## Stated goal
Transcribe everything in the data word for word. Pictures are left out.

────────────────

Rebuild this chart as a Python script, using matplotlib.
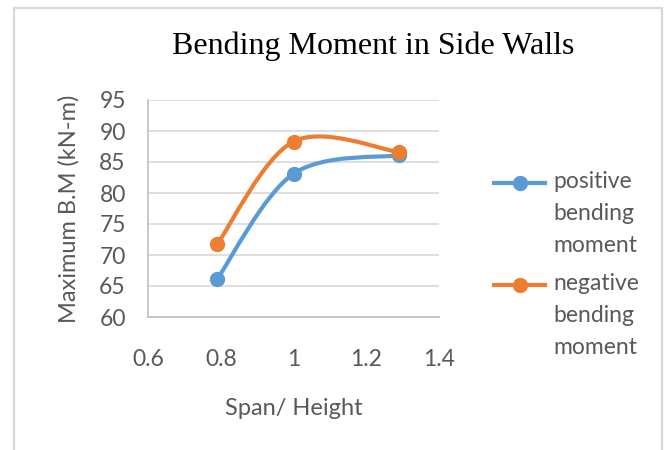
import matplotlib
matplotlib.use("Agg")
import matplotlib.pyplot as plt
from matplotlib.path import Path
from matplotlib.patches import PathPatch, Rectangle
from matplotlib.lines import Line2D
import numpy as np

span_height = [0.79, 1.0, 1.29]
positive_bm = [66.1, 83.1, 86.1]
negative_bm = [71.7, 88.3, 86.6]
x_ticks = [0.6, 0.8, 1.0, 1.2, 1.4]
x_tick_labels = ["0.6", "0.8", "1", "1.2", "1.4"]
y_ticks = [60, 65, 70, 75, 80, 85, 90, 95]
series_labels = ["positive\nbending\nmoment", "negative\nbending\nmoment"]
colors = ["#5B9BD5", "#ED7D31"]

sans = "Lato"
tick_color = "#595959"
fs = 16.5

fig = plt.figure(figsize=(6.7, 4.5), dpi=100)
fig.patches.append(Rectangle((14 / 670, -0.05), (662 - 14) / 670, 1 - 8 / 450 + 0.05,
                             transform=fig.transFigure, fill=False,
                             edgecolor="#D9D9D9", linewidth=1.6, zorder=0))

ax = fig.add_axes([148 / 670, 1 - 317 / 450, (439 - 148) / 670, (317 - 100) / 450])
ax.set_xlim(0.6, 1.4)
ax.set_ylim(60, 95)
ax.set_xticks(x_ticks)
ax.set_xticklabels(x_tick_labels)
ax.set_yticks(y_ticks)
ax.yaxis.grid(True, color="#D9D9D9", linewidth=1.2)
ax.set_axisbelow(True)
for s in ["top", "right"]:
    ax.spines[s].set_visible(False)
for s in ["left", "bottom"]:
    ax.spines[s].set_color("#BFBFBF")
    ax.spines[s].set_linewidth(1.2)
ax.tick_params(length=0, labelsize=fs, labelcolor=tick_color)
ax.tick_params(axis="x", pad=23)
ax.tick_params(axis="y", pad=16)
for lab in ax.get_xticklabels() + ax.get_yticklabels():
    lab.set_fontfamily(sans)


def smooth_path(xs, ys):
    pts = np.column_stack([xs, ys]).astype(float)
    n = len(pts)
    verts = [pts[0]]
    codes = [Path.MOVETO]
    for i in range(n - 1):
        p0 = pts[i - 1] if i > 0 else pts[i]
        p1 = pts[i]
        p2 = pts[i + 1]
        p3 = pts[i + 2] if i + 2 < n else pts[i + 1]
        c1 = p1 + (p2 - p0) / 6.0
        c2 = p2 - (p3 - p1) / 6.0
        verts += [c1, c2, p2]
        codes += [Path.CURVE4] * 3
    return Path(verts, codes)


for ys, c in zip([positive_bm, negative_bm], colors):
    patch = PathPatch(smooth_path(span_height, ys), facecolor="none",
                      edgecolor=c, linewidth=3, capstyle="round", zorder=3)
    ax.add_patch(patch)
    ax.plot(span_height, ys, linestyle="none", marker="o", markersize=10,
            color=c, zorder=4)

ax.set_xlabel("Span/ Height", fontsize=17, color=tick_color, family=sans, labelpad=20)
ax.set_ylabel("Maximum B.M (kN-m)", fontsize=17, color=tick_color, family=sans, labelpad=14)

fig.text(373 / 670, 1 - 46 / 450, "Bending Moment in Side Walls",
         ha="center", va="center", fontsize=23, family="Liberation Serif", color="black")

# legend
for k, (lab, c) in enumerate(zip(series_labels, colors)):
    y0 = 1 - (183 + k * 102) / 450
    fig.add_artist(Line2D([494 / 670, 545 / 670], [y0, y0], color=c, linewidth=3,
                          transform=fig.transFigure))
    fig.add_artist(Line2D([519.5 / 670], [y0], color=c, marker="o", markersize=10,
                          transform=fig.transFigure))
    fig.text(553 / 670, y0 + 12 / 450, lab, ha="left", va="top", fontsize=fs,
             family=sans, color=tick_color, linespacing=1.64)

fig.savefig("out.png", dpi=100)
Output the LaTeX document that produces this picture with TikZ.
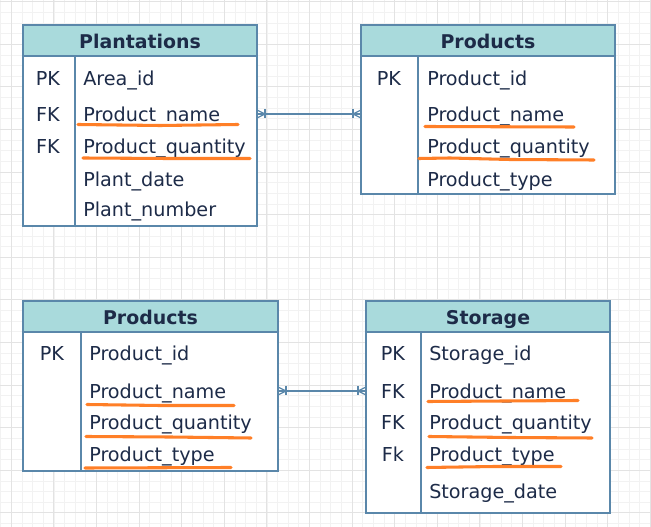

────────────────

## Task response
Rebuild this chart as a Python script, using matplotlib.
import matplotlib
matplotlib.use("Agg")
import matplotlib.pyplot as plt
from matplotlib.path import Path
from matplotlib.patches import PathPatch, Rectangle
from matplotlib.lines import Line2D
import numpy as np

span_height = [0.79, 1.0, 1.29]
positive_bm = [66.1, 83.1, 86.1]
negative_bm = [71.7, 88.3, 86.6]
x_ticks = [0.6, 0.8, 1.0, 1.2, 1.4]
x_tick_labels = ["0.6", "0.8", "1", "1.2", "1.4"]
y_ticks = [60, 65, 70, 75, 80, 85, 90, 95]
series_labels = ["positive\nbending\nmoment", "negative\nbending\nmoment"]
colors = ["#5B9BD5", "#ED7D31"]

sans = "Lato"
tick_color = "#595959"
fs = 16.5

fig = plt.figure(figsize=(6.7, 4.5), dpi=100)
fig.patches.append(Rectangle((14 / 670, -0.05), (662 - 14) / 670, 1 - 8 / 450 + 0.05,
                             transform=fig.transFigure, fill=False,
                             edgecolor="#D9D9D9", linewidth=1.6, zorder=0))

ax = fig.add_axes([148 / 670, 1 - 317 / 450, (439 - 148) / 670, (317 - 100) / 450])
ax.set_xlim(0.6, 1.4)
ax.set_ylim(60, 95)
ax.set_xticks(x_ticks)
ax.set_xticklabels(x_tick_labels)
ax.set_yticks(y_ticks)
ax.yaxis.grid(True, color="#D9D9D9", linewidth=1.2)
ax.set_axisbelow(True)
for s in ["top", "right"]:
    ax.spines[s].set_visible(False)
for s in ["left", "bottom"]:
    ax.spines[s].set_color("#BFBFBF")
    ax.spines[s].set_linewidth(1.2)
ax.tick_params(length=0, labelsize=fs, labelcolor=tick_color)
ax.tick_params(axis="x", pad=23)
ax.tick_params(axis="y", pad=16)
for lab in ax.get_xticklabels() + ax.get_yticklabels():
    lab.set_fontfamily(sans)


def smooth_path(xs, ys):
    pts = np.column_stack([xs, ys]).astype(float)
    n = len(pts)
    verts = [pts[0]]
    codes = [Path.MOVETO]
    for i in range(n - 1):
        p0 = pts[i - 1] if i > 0 else pts[i]
        p1 = pts[i]
        p2 = pts[i + 1]
        p3 = pts[i + 2] if i + 2 < n else pts[i + 1]
        c1 = p1 + (p2 - p0) / 6.0
        c2 = p2 - (p3 - p1) / 6.0
        verts += [c1, c2, p2]
        codes += [Path.CURVE4] * 3
    return Path(verts, codes)


for ys, c in zip([positive_bm, negative_bm], colors):
    patch = PathPatch(smooth_path(span_height, ys), facecolor="none",
                      edgecolor=c, linewidth=3, capstyle="round", zorder=3)
    ax.add_patch(patch)
    ax.plot(span_height, ys, linestyle="none", marker="o", markersize=10,
            color=c, zorder=4)

ax.set_xlabel("Span/ Height", fontsize=17, color=tick_color, family=sans, labelpad=20)
ax.set_ylabel("Maximum B.M (kN-m)", fontsize=17, color=tick_color, family=sans, labelpad=14)

fig.text(373 / 670, 1 - 46 / 450, "Bending Moment in Side Walls",
         ha="center", va="center", fontsize=23, family="Liberation Serif", color="black")

# legend
for k, (lab, c) in enumerate(zip(series_labels, colors)):
    y0 = 1 - (183 + k * 102) / 450
    fig.add_artist(Line2D([494 / 670, 545 / 670], [y0, y0], color=c, linewidth=3,
                          transform=fig.transFigure))
    fig.add_artist(Line2D([519.5 / 670], [y0], color=c, marker="o", markersize=10,
                          transform=fig.transFigure))
    fig.text(553 / 670, y0 + 12 / 450, lab, ha="left", va="top", fontsize=fs,
             family=sans, color=tick_color, linespacing=1.64)

fig.savefig("out.png", dpi=100)
Output the LaTeX document that produces this picture with TikZ.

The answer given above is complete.